Il y a peu, je me suis rendue au Ciné Léon. Il s'agit d'une projection de film en libre accès, organisée chaque mois par l'association de quartier de la rue Léon Frost dans les locaux de la MJC voisine. Elle est suivie d'un débat et d'une auberge espagnole. Je suis loin d'habiter le quartier et je ne connaissait donc pas l'événement, même s'il s'agissait là de sa 33ème édition. Si j'ai appris l'existence du Ciné Léon aujourd'hui, c'est en grande partie à cause du thème des films de ce mois de décembre. Il s'agissait en effet de deux moyens métrages documentaires, centrés sur les boucanes (usines de transformation de poissons) de Fécamp, et sur leurs ouvrières. Des ouvrières qui, pour se distraire d'un travail répétitif et arasant, discutent beaucoup et chantent. Pour parler de leurs chants, une des membres de l'association La Loure étaient présente au côté du réalisateur du deuxième film lors du débat.
Si vous suivez un peu le blog, vous savez donc ce qui m'a amené là-bas, en dehors du fait que j'apprécie les documentaires en règle générale.
Les deux films présentés traitaient du même sujet mais avec plus de 15 ans d'écart et de façon très différente.
Le premier, La Boucane, est un document d'immersion dans lequel Jean Gaumy, un photographe reconnu dont c'était là le premier film, nous emmène au coeur du travail des ateliers. S'il n'explique rien, ou quasiment rien de ce que l'on voit, la persistance et l'acuité de son regard à travers la caméra nous plonge sans concession dans les conditions de travail très dures et dans l'intimité des femmes qu'il filme. Un film très intense, et une innovation pour l'époque puisqu'il s'agit du premier documentaire donnant à voir le travail ingrat de l'usine (il est tourné en 1984). Mais si ce regard très artistique touche profondément, il pose aussi de nombreuses questions au spectateur qu'il laisse sans réponses.

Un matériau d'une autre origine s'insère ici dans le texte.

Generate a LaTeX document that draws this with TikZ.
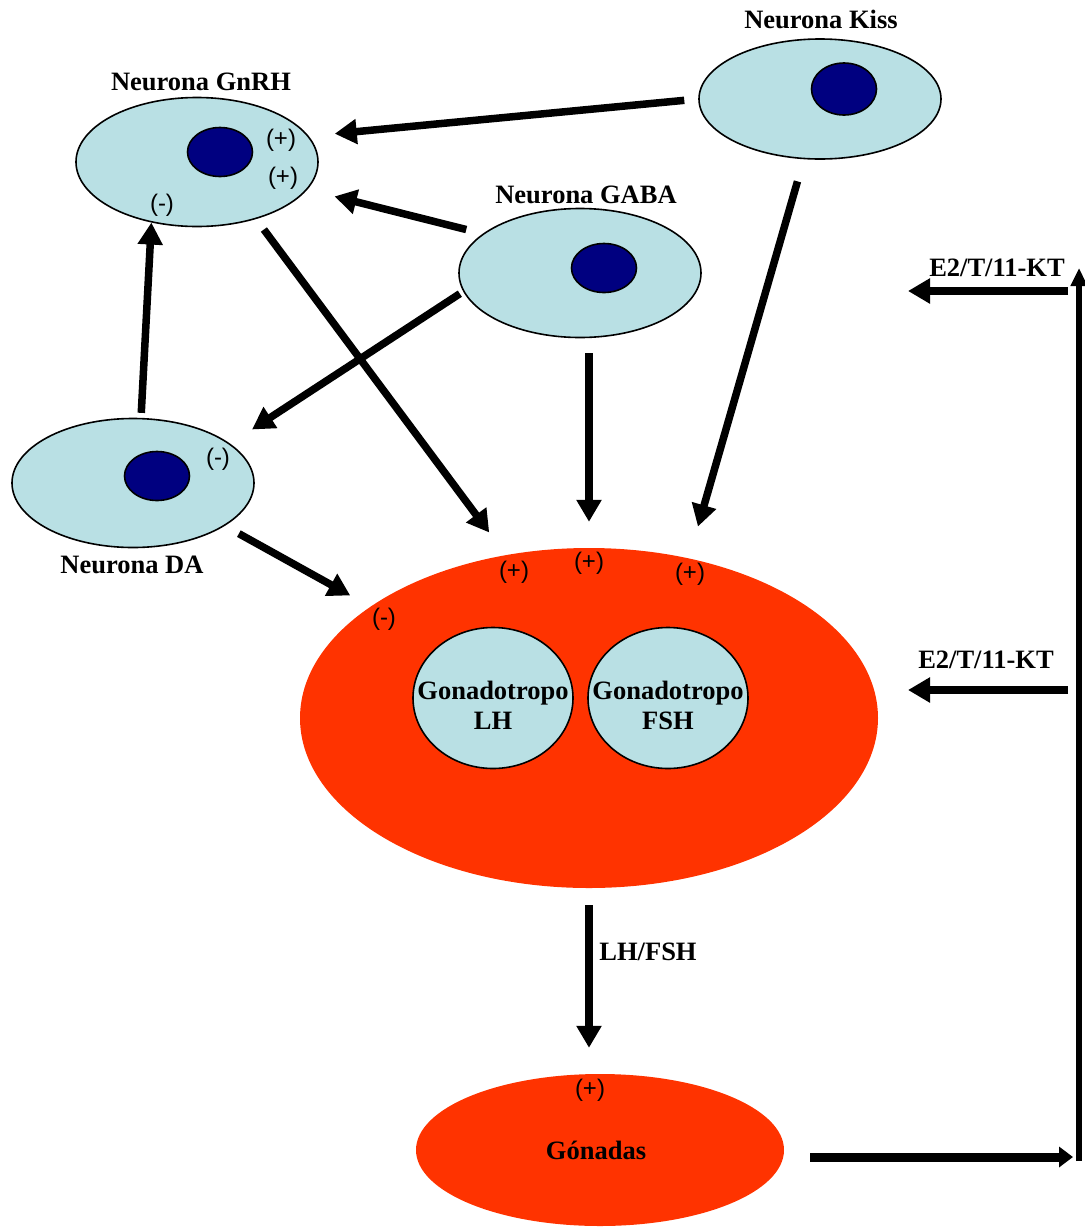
\documentclass[tikz,border=0pt]{standalone}
\usepackage{fontspec}
\setmainfont{Liberation Serif}
\newfontfamily\signfont{Liberation Sans}
\usetikzlibrary{shapes.geometric,arrows.meta}
\definecolor{cellblue}{HTML}{B9E0E4}
\definecolor{nucblue}{HTML}{000080}
\definecolor{glandred}{HTML}{FF3300}
\begin{document}
\begin{tikzpicture}[x=1pt,y=-1pt,
  cell/.style={ellipse, draw, line width=1.6pt, fill=cellblue, minimum width=242pt, minimum height=129pt, inner sep=0pt},
  nucleus/.style={ellipse, draw, line width=1.6pt, fill=nucblue, minimum width=65pt, minimum height=49pt, inner sep=0pt},
  gland/.style={ellipse, fill=glandred, inner sep=0pt},
  gcell/.style={cell, minimum width=160pt, minimum height=141pt},
  title/.style={font=\fontsize{26.5}{30}\selectfont\bfseries, inner sep=0pt},
  sign/.style={font=\signfont\fontsize{24}{28}\selectfont, inner sep=0pt},
  arr/.style={line width=7.5pt, -{Triangle[width=24pt,length=22pt]}}
]
\useasboundingbox (0,0) rectangle (1085,1227);

% neuronas
\node[cell] (gnrh) at (197,162) {};
\node[nucleus] (gnrhnuc) at (220,152) {};
\node[cell, minimum height=120pt] (kiss) at (820,99) {};
\node[nucleus, minimum height=52pt] (kissnuc) at (844,89) {};
\node[cell] (gaba) at (580,273) {};
\node[nucleus] (gabanuc) at (604,268) {};
\node[cell] (da) at (133,483) {};
\node[nucleus] (danuc) at (157,476) {};

\node[title] (lblgnrh) at (201,82) {Neurona GnRH};
\node[title] (lblkiss) at (821,19) {Neurona Kiss};
\node[title] (lblgaba) at (586,195) {Neurona GABA};
\node[title] (lblda) at (132,565) {Neurona DA};

% hipofisis y gonadas
\node[gland, minimum width=578pt, minimum height=340pt] (pit) at (589,718) {};
\node[gcell] (lh) at (493,698) {};
\node[gcell] (fsh) at (668,698) {};
\node[title, align=center] (lhtxt) at ([yshift=-7pt]lh.center) {Gonadotropo\\LH};
\node[title, align=center] (fshtxt) at ([yshift=-7pt]fsh.center) {Gonadotropo\\FSH};
\node[gland, minimum width=368pt, minimum height=152pt] (gon) at (600,1150) {};
\node[title] (lblgon) at (596,1150) {G\'onadas};

% signos
\node[sign] (sgnrha) at (281,140) {(+)};
\node[sign] (sgnrhb) at (283,178) {(+)};
\node[sign] (sgnrhc) at (162,205) {(-)};
\node[sign] (sda) at (218,459) {(-)};
\node[sign] (spita) at (514,572) {(+)};
\node[sign] (spitb) at (589,563) {(+)};
\node[sign] (spitc) at (690,574) {(+)};
\node[sign] (spitd) at (384,619) {(-)};
\node[sign] (sgon) at (590,1090) {(+)};

% conexiones
\draw[arr, shorten <=14pt, shorten >=26pt] (kiss.180) -- (gnrh.13);
\draw[arr, shorten <=17pt, shorten >=28pt] (gaba.158) -- (gnrh.-14);
\draw[arr, shorten <=5pt] (da.83) -- (gnrh.233);
\draw[arr, shorten <=13pt, shorten >=28pt] (gnrh.-44) -- (pit.117);
\draw[arr, shorten <=4pt, shorten >=26pt] (gaba.189) -- (da.22);
\draw[arr, shorten <=15pt, shorten >=26pt] (gaba.south -| pit.north) -- (pit.north);
\draw[arr, shorten <=23pt, shorten >=33pt] (kiss.255) -- (pit.58);
\draw[arr, shorten <=16pt, shorten >=23pt] (da.-25) -- (pit.153);
\draw[arr, shorten <=17pt, shorten >=26pt] (pit.south) -- (pit.south |- gon.north);
\node[title] (lbllhfsh) at (648,952) {LH/FSH};

% retroalimentacion
\coordinate (rb) at (1079,1157);
\coordinate (rt) at (1079,268);
\draw[line width=9pt, -{Triangle[width=20pt,length=14pt]}, shorten <=26pt, shorten >=6pt] ([yshift=-7pt]gon.east) -- (rb);
\draw[line width=6pt, -{Triangle[width=16pt,length=18pt]}] ([yshift=-4pt]rb) -- (rt);
\coordinate (e2a) at (1068,291);
\coordinate (e2b) at (908,291);
\draw[arr] (e2a) -- (e2b);
\node[title] (lble2a) at (997,268) {E2/T/11-KT};
\coordinate (e2c) at (1068,690);
\coordinate (e2d) at (908,690);
\draw[arr] (e2c) -- (e2d);
\node[title] (lble2b) at (986,660) {E2/T/11-KT};
\end{tikzpicture}
\end{document}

Heureusement cette première approche est impeccablement complété par le second film de la projection, Les femmes aux poissons, réalisé par Alexandre Lefrançois. Bien plus classique du point de vue de sa construction, ce documentaire fut tourné en 2000 lors de la fête du hareng à Fécamp. Il n'existe en effet plus aucune saurisserie traditionnelle en France depuis le milieu des années 90, les "fêtes du hareng", sont donc l'occasion pour les associations d'anciens du métier de faire revivre, une fois l'an, le savoir faire des boucanes. C'est cette occasion qu'à choisi le réalisateur pour enregistrer la parole des ouvriers, et surtout des ouvrières. Et c'est cette parole enfin libérée, racontant les dures vies de ces hommes et de ces femmes de rien, qui rends ce documentaire tout aussi touchant que son ainé, bien que d'une façon totalement différente. Ceux d'entre vous qui, comme-moi, ont entendu dans la bouche de leur grands-parents ou de leurs parents même sortir la terrible phrase "on n'était pas malheureux, on n'a jamais eu faim" savent probablement un peu à l'avance la dureté des vies qu'elle recouvre. C'est ce genre de vie qui s'exprime ici, d'une façon claire et vive que l'on entends bien peu souvent.